New Year’s Honours awards for EF Gordon’s granddaughters
Two granddaughters of Bermuda civil rights activist, Edgar Fitzgerald Gordon, have been recognised in the New Year’s Honours.
Veteran BBC news broadcaster Moira Stuart was made a Commander of the Order of the British Empire and her sister Sharon Davis-Murdoch, the co-founder and co-president of the Health Association of African Canadians, was awarded the Order of Canada.
Ms Stuart and Ms Davis-Murdoch both lived in Bermuda for some time.
Ms Stuart, 72, told the BBC "it hasn't been easy" but that she was "moved and lifted" to be appointed a CBE for services to the media over 40 years.
She started her career as a radio production assistant in the 1970s and became a BBC Radio 4 newsreader and later a presenter for the Andrew Marr Show, BBC Breakfast and News After Noon.
She became the first black woman to read the news on British television in 1981.
Ms Stuart told the BBC: "Over the years, since my first Radio 4 news bulletin in 1978 through to my last BBC News summary in 2018, I've been committed to public service broadcasting, which gave me the chance to shift barriers, open doors, and change so many stagnant stereotypes.”
Ms Davis-Murdoch, who was educated at Mount St Agnes Academy, was recognised for her work to eliminate systemic inequalities in the healthcare system and said the HAAC played a major part in that work.
The organisation was formed in 2000 to tackle African Canadian health problems and inequalities that affect health.
The Order of Canada is an award that honours those who make extraordinary contributions to the country.

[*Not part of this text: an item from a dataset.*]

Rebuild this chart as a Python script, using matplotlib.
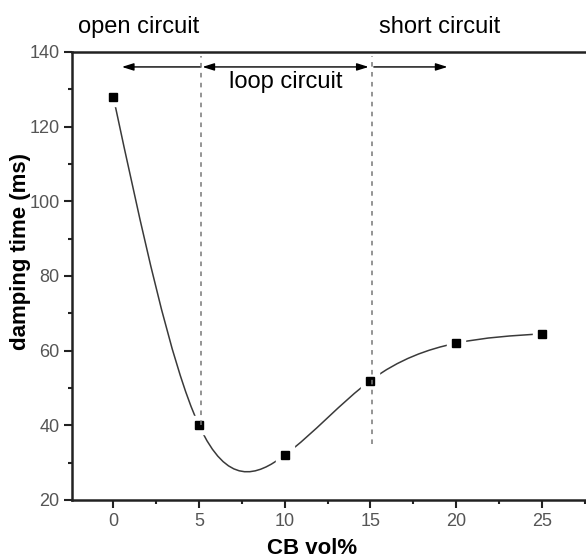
import numpy as np
import matplotlib
matplotlib.use('Agg')
import matplotlib.pyplot as plt
from matplotlib.path import Path
from matplotlib.patches import PathPatch
from matplotlib.ticker import MultipleLocator

# data
cb_vol = [0, 5, 10, 15, 20, 25]
damping_ms = [128, 40, 32, 52, 62, 64.5]
boundaries = [5, 15]
boundary_bottoms = [40, 35]
region_labels = ['open circuit', 'loop circuit', 'short circuit']

plt.rcParams['font.family'] = ['Liberation Sans', 'DejaVu Sans']

fig = plt.figure(figsize=(5.86, 5.6), dpi=100)
ax = fig.add_axes([72 / 586, 60 / 560, 1 - 72 / 586, 448 / 560])

# smooth curve through the points (natural cubic spline drawn as bezier path)
x = np.array(cb_vol, float)
y = np.array(damping_ms, float)
n = len(x)
h = np.diff(x)
A = np.zeros((n, n))
r = np.zeros(n)
A[0, 0] = A[-1, -1] = 1
for i in range(1, n - 1):
    A[i, i - 1] = h[i - 1]
    A[i, i] = 2 * (h[i - 1] + h[i])
    A[i, i + 1] = h[i]
    r[i] = 6 * ((y[i + 1] - y[i]) / h[i] - (y[i] - y[i - 1]) / h[i - 1])
M = np.linalg.solve(A, r)

verts = [(x[0], y[0])]
codes = [Path.MOVETO]
for i in range(n - 1):
    s = (y[i + 1] - y[i]) / h[i]
    m0 = s - h[i] * (2 * M[i] + M[i + 1]) / 6
    m1 = s + h[i] * (M[i] + 2 * M[i + 1]) / 6
    verts += [(x[i] + h[i] / 3, y[i] + h[i] / 3 * m0),
              (x[i + 1] - h[i] / 3, y[i + 1] - h[i] / 3 * m1),
              (x[i + 1], y[i + 1])]
    codes += [Path.CURVE4] * 3
ax.add_patch(PathPatch(Path(verts, codes), fill=False, ec='#3a3a3a', lw=1.1, zorder=2))

# white halo so the line stops short of the symbols
ax.plot(cb_vol, damping_ms, 's', ms=13, color='white', zorder=3)
ax.plot(cb_vol, damping_ms, 's', ms=6, color='black', zorder=4)

# region boundaries
for b, yb in zip(boundaries, boundary_bottoms):
    ax.plot([b + 0.1, b + 0.1], [yb, 139], color='#777777', lw=1.1,
            ls=(0, (3, 3.5)), zorder=5)

# arrows
ay = 136
ap = dict(lw=1, color='black', shrinkA=0, shrinkB=0, mutation_scale=10)
ax.annotate('', xy=(0.5, ay), xytext=(5.1, ay),
            arrowprops=dict(arrowstyle='-|>,head_length=0.7,head_width=0.22', **ap))
ax.annotate('', xy=(5.2, ay), xytext=(14.9, ay),
            arrowprops=dict(arrowstyle='<|-|>,head_length=0.7,head_width=0.22', **ap))
ax.annotate('', xy=(19.5, ay), xytext=(15.2, ay),
            arrowprops=dict(arrowstyle='-|>,head_length=0.7,head_width=0.22', **ap))

ax.text(1.45, 145.1, region_labels[0], ha='center', va='baseline', fontsize=17, clip_on=False)
ax.text(10.05, 130.4, region_labels[1], ha='center', va='baseline', fontsize=17)
ax.text(19.05, 145.1, region_labels[2], ha='center', va='baseline', fontsize=17, clip_on=False)

ax.set_xlim(-2.41, 27.58)
ax.set_ylim(20, 140)
ax.xaxis.set_major_locator(MultipleLocator(5))
ax.xaxis.set_minor_locator(MultipleLocator(2.5))
ax.yaxis.set_major_locator(MultipleLocator(20))
ax.yaxis.set_minor_locator(MultipleLocator(10))
ax.tick_params(which='both', direction='out', width=1.5, colors='#222222',
               labelcolor='#555555', labelsize=13)
ax.tick_params(which='major', length=6, pad=3)
ax.tick_params(which='minor', length=3)
ax.spines['right'].set_visible(False)
for sp in ['left', 'bottom', 'top']:
    ax.spines[sp].set_linewidth(1.8)
    ax.spines[sp].set_color('#222222')

ax.set_xlabel('CB vol%', fontsize=16, fontweight='bold')
ax.set_ylabel('damping time (ms)', fontsize=16, fontweight='bold')
ax.xaxis.set_label_coords(0.467, -0.085)
ax.yaxis.set_label_coords(-0.08, 0.555)

fig.savefig('out.png', dpi=100)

Ms Davis-Murdoch was recently co-manager of the Association of Black Social Workers and HAAC's Covid-19 Response and Impact Initiative, which worked to create “culturally specific” African Nova Scotian vaccination clinics.
She has been involved with social justice work in line with generations of her family.
Ms Davis-Murdoch said that Canada’s reality of anti-Black racism, and its history of enslavement and segregation is ingrained in the current systems.
A report on www.cbc.ca, called “Health advocate with 'fire in the belly for justice' one of 9 Nova Scotians named to Order of Canada”, said: “She said her maternal grandparents were both ‘social justice champions’ – her grandfather, a physician and civil rights leader in Bermuda, and her grandmother, the first Black physician to attend the University of Edinburgh, where they first met.
“Born in the United Kingdom, Ms Davis-Murdoch said she grew up in Bermuda where she was influenced by "very politically astute people" and had a Catholic education that emphasised service to community.
“She attended university in Canada and has lived in the country for the past 41 years.
"This is my home, but certainly I am the sum total of all of that," Ms Davis-Murdoch was said.
"I've always had what my grandfather and grandmother had, as well, which is what I call fire in the belly for justice."
Dr Gordon was a Trinidad and Tobago-born, Edinburgh-educated doctor, who arrived in Bermuda in the mid-1920s and soon became a labour leader and parliamentarian.
The Bermuda Biographies said: “He championed the cause of Bermudian workers and fought tirelessly for equal rights for Black Bermudians, thereby laying the groundwork for much of the political and social change that came about after his death.”